## THE EXERCISE
Write the data out again, character for character, with no images.

+++

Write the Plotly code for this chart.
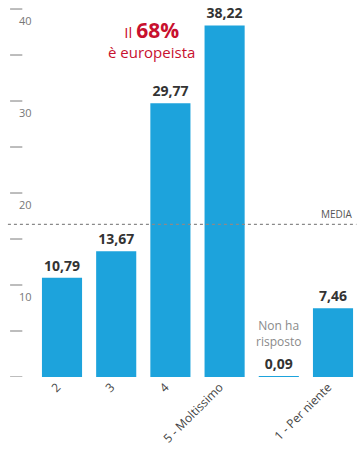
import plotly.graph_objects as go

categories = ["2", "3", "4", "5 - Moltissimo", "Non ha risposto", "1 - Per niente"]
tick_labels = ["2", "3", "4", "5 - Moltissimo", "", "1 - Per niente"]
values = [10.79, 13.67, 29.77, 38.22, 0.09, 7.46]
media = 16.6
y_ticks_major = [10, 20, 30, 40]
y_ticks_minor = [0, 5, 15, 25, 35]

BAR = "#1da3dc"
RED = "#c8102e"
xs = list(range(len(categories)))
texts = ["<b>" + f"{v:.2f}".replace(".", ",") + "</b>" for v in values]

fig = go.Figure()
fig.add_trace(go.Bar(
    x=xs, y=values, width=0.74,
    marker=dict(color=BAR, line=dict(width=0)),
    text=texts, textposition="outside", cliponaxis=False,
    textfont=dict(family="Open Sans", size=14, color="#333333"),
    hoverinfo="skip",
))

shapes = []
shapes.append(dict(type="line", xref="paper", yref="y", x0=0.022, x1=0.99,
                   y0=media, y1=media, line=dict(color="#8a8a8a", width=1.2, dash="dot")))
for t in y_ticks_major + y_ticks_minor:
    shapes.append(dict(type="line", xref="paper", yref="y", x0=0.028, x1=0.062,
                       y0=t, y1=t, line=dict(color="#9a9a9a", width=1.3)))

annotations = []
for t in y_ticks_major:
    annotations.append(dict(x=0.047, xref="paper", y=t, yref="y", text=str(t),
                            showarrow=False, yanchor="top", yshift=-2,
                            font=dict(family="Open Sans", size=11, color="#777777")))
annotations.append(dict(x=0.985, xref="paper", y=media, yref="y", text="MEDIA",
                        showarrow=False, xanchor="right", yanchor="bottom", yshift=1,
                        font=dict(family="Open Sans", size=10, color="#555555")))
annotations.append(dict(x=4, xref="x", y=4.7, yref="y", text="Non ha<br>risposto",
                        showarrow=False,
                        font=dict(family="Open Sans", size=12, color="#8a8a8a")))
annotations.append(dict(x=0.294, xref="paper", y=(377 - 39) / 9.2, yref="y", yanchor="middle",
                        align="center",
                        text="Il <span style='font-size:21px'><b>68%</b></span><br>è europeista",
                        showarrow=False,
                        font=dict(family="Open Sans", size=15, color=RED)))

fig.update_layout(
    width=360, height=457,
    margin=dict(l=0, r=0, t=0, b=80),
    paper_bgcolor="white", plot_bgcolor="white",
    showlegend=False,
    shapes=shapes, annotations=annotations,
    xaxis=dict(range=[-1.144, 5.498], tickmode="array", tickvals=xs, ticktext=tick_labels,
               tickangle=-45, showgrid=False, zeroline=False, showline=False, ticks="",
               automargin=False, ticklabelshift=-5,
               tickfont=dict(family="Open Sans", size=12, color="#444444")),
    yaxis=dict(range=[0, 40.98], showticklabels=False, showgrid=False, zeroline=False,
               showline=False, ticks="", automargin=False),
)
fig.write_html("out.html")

+++

## SOLUTION TO THIS TASK
Write the Plotly code for this chart.
import plotly.graph_objects as go

categories = ["2", "3", "4", "5 - Moltissimo", "Non ha risposto", "1 - Per niente"]
tick_labels = ["2", "3", "4", "5 - Moltissimo", "", "1 - Per niente"]
values = [10.79, 13.67, 29.77, 38.22, 0.09, 7.46]
media = 16.6
y_ticks_major = [10, 20, 30, 40]
y_ticks_minor = [0, 5, 15, 25, 35]

BAR = "#1da3dc"
RED = "#c8102e"
xs = list(range(len(categories)))
texts = ["<b>" + f"{v:.2f}".replace(".", ",") + "</b>" for v in values]

fig = go.Figure()
fig.add_trace(go.Bar(
    x=xs, y=values, width=0.74,
    marker=dict(color=BAR, line=dict(width=0)),
    text=texts, textposition="outside", cliponaxis=False,
    textfont=dict(family="Open Sans", size=14, color="#333333"),
    hoverinfo="skip",
))

shapes = []
shapes.append(dict(type="line", xref="paper", yref="y", x0=0.022, x1=0.99,
                   y0=media, y1=media, line=dict(color="#8a8a8a", width=1.2, dash="dot")))
for t in y_ticks_major + y_ticks_minor:
    shapes.append(dict(type="line", xref="paper", yref="y", x0=0.028, x1=0.062,
                       y0=t, y1=t, line=dict(color="#9a9a9a", width=1.3)))

annotations = []
for t in y_ticks_major:
    annotations.append(dict(x=0.047, xref="paper", y=t, yref="y", text=str(t),
                            showarrow=False, yanchor="top", yshift=-2,
                            font=dict(family="Open Sans", size=11, color="#777777")))
annotations.append(dict(x=0.985, xref="paper", y=media, yref="y", text="MEDIA",
                        showarrow=False, xanchor="right", yanchor="bottom", yshift=1,
                        font=dict(family="Open Sans", size=10, color="#555555")))
annotations.append(dict(x=4, xref="x", y=4.7, yref="y", text="Non ha<br>risposto",
                        showarrow=False,
                        font=dict(family="Open Sans", size=12, color="#8a8a8a")))
annotations.append(dict(x=0.294, xref="paper", y=(377 - 39) / 9.2, yref="y", yanchor="middle",
                        align="center",
                        text="Il <span style='font-size:21px'><b>68%</b></span><br>è europeista",
                        showarrow=False,
                        font=dict(family="Open Sans", size=15, color=RED)))

fig.update_layout(
    width=360, height=457,
    margin=dict(l=0, r=0, t=0, b=80),
    paper_bgcolor="white", plot_bgcolor="white",
    showlegend=False,
    shapes=shapes, annotations=annotations,
    xaxis=dict(range=[-1.144, 5.498], tickmode="array", tickvals=xs, ticktext=tick_labels,
               tickangle=-45, showgrid=False, zeroline=False, showline=False, ticks="",
               automargin=False, ticklabelshift=-5,
               tickfont=dict(family="Open Sans", size=12, color="#444444")),
    yaxis=dict(range=[0, 40.98], showticklabels=False, showgrid=False, zeroline=False,
               showline=False, ticks="", automargin=False),
)
fig.write_html("out.html")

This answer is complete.